Tendo presente o que foi ensinado por Aristóteles a respeito da forma e da matéria e da adoção do sentido da forma e do intelecto, com seus diferentes graus, e da opinião aristotélica de que o fim próximo de todos os seres do mundo inferior é o homem, Maimônides extrai as seguintes conclusões morais:

O fim da existência humana é produzir o mais perfeito que se possa produzir.

Essa entidade perfeita é o homem que possui o intelecto adquirido.
O máximo dever moral é, portanto, que o homem consiga alcançar o fim para o qual foi criado.

O bem moral é a conquista desse fim.

Uma ação é boa ou má enquanto coadjuva ou perturba o homem em seu esforço para alcançar o fim de sua existência, isto é, a tradução em ato de seu intelecto.

Todas as ações humanas visam apenas sustentar a resistência, a fim de que o ser possa chegar ao cumprimento dessa única ação.
Mas, além do trabalho intelectual necessário para a realização do fim, é condição sine qua non o aperfeiçoamento moral. De modo que, na escala das boas ações, marcam-se duas direções: a primeira, rumo ao especulativo; a outra, rumo ao prático, à ação. Na primeira parte, têm importância os estudos das ciências indispensáveis para o conhecimento do mundo; no aspecto prático, aquelas obras humanas que conduzem ao aperfeiçoamento moral. As virtudes não são, portanto, a exaltação de alguns dos aspectos enumerados, mas o caminho médio que o aproxima do fim.

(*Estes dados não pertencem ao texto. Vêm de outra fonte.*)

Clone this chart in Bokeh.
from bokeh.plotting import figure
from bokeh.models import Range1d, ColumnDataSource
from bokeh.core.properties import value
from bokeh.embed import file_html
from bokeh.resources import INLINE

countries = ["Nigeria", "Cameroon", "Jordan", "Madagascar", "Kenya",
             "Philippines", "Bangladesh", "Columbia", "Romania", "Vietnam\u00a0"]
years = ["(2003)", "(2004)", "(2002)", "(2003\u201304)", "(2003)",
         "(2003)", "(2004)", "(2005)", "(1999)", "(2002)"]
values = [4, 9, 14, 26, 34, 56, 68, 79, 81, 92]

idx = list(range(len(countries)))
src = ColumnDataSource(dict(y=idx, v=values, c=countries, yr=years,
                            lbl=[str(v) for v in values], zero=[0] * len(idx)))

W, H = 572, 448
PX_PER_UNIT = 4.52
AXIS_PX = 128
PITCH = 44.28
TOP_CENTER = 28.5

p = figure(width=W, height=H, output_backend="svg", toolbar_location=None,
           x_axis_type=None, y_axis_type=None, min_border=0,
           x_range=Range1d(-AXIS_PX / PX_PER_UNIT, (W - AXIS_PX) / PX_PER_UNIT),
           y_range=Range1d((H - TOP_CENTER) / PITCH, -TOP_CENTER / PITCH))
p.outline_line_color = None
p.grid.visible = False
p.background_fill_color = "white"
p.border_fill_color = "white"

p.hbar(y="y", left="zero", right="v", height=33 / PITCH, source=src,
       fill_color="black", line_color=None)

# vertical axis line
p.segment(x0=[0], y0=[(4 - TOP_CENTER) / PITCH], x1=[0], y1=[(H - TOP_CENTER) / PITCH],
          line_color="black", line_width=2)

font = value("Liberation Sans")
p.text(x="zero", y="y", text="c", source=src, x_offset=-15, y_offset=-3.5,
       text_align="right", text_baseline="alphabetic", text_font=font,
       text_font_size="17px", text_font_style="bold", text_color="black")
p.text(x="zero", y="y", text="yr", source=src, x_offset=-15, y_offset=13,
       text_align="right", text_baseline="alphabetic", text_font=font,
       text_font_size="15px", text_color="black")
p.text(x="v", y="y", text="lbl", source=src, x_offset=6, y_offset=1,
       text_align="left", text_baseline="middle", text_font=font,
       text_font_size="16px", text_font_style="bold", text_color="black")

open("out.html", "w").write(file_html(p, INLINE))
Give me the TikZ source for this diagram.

Maimônides introduziu em sua ética o elemento social.
Se o gênero humano pode ser dividido em duas espécies, a do intelecto em potência e a do intelecto em ato, e se esta segunda espécie se forma por uma progressiva ascensão, longuíssima e dificultosa, própria de pouquíssimos, qual é a finalidade da existência da maior parte da humanidade que permanece em estado de intelecto em potência? Não se pode atribuir à natureza experimentações malogradas, e, observando a harmonia e a ordem que reinam nela, é forçoso admitir haver uma finalidade para a existência da maioria. E Maimônides encontra a finalidade dessa maioria na escala evolutiva que conduz à existência perfeita, escala que é também meio para a continuidade do homem, depois que ele o seja. Esses seres existem em potência para servir o perfeito nas múltiplas atividades que deve desenvolver e para formar a “sociedade para os sábios”, a fim de que estes não estejam sós. De maneira que, enquanto se concretiza a forma mais perfeita na minoria seleta, a maioria implica o instrumento para a criação das condições necessárias para a existência dessa minoria.

Estabelece-se, assim, um critério moral mais amplo e mais factível de ser aplicado do que o anteriormente exposto, mais popular: um critério social.

Tudo o que for útil à sociedade para sua existência ou para o cumprimento de sua missão é bem moral; tudo o que for nocivo é mal. Nem a maioria nem a minoria podem se subtrair a esse critério. A maioria, porque sua existência não tem fim algum fora da participação na obra social cujo objetivo se estabeleceu. E a minoria, porque deve velar pelo melhoramento social, já que, quanto mais perfeita for a sociedade, tanto mais frequente há de ser a emancipação individual do intelecto em ato, e em proporções maiores.

Todas as atividades humanas que contribuem para o aperfeiçoamento social têm importância moral, enquanto ajudam a criar o ambiente necessário para que possa atualizar-se uma forma mais perfeita. A sociedade está entre as duas “espécies” de homens e constitui o elo entre ambas.

Essas conclusões permitiram a Maimônides aproximar-se racionalmente da antiga concepção hebraica que atribuía à vida universal a finalidade da vida particular.